2. Why XRPL Is A Good Testbed

XRPL amendment voting is explicit, high-stakes, and observable.

The public rule is that an amendment must maintain more than 80% support from trusted validators for the normal two-week period before activation. Servers that lack newly enabled amendment code can become amendment-blocked rather than silently interpreting ledger data under the wrong rules. That is the right kind of seriousness for a settlement network, but it means every contentious amendment creates a validator attention bill.

The testbed is therefore useful for exactly this question:

Can a public replay primitive reduce private coordination and unpaid expert review without hiding the safety question?

The source universe starts with XRPL’s Known Amendments inventory, amendment process documentation, official XRPL blog posts, standards documents, and external reporting where public vote reversal is part of the event record. The labels are research labels anchored to public evidence.

For example, XRPL’s Known Amendments inventory lists Batch as obsolete and warns that it was disabled in v3.1.1 due to a bug. It also lists PermissionDelegation as obsolete and disabled in v2.6.1 due to a bug. The AMM status update stated that a fix required an amendment and advised users to redeem LP tokens and avoid new AMM deposits until the fix was enabled.
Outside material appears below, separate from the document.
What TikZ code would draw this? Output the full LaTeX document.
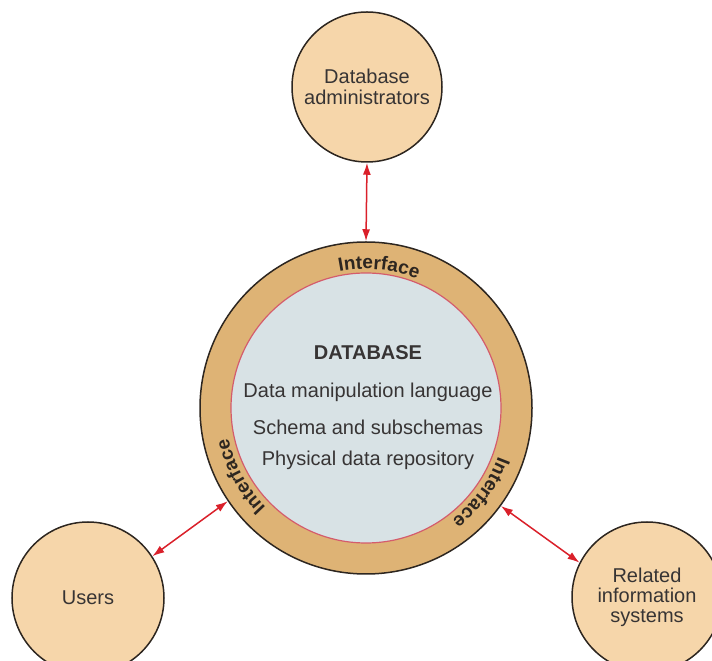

The AMMClawback transaction documentation describes issuer clawback behavior inside AMM pools.

Those are exactly the kinds of facts a replay packet should bind before a validator sees a route.

3. The Committee Concentration Problem

The easy answer to “AI governance is risky” is “just make a committee.”

For a validator network, that answer has a cost. A standing committee is both a review process and an institutional concentration device. It decides who reads first, which facts become salient, which objections are treated as serious, and which validators inherit a recommendation rather than doing primary review.

That can be useful when expert deliberation is necessary. It is dangerous as the default.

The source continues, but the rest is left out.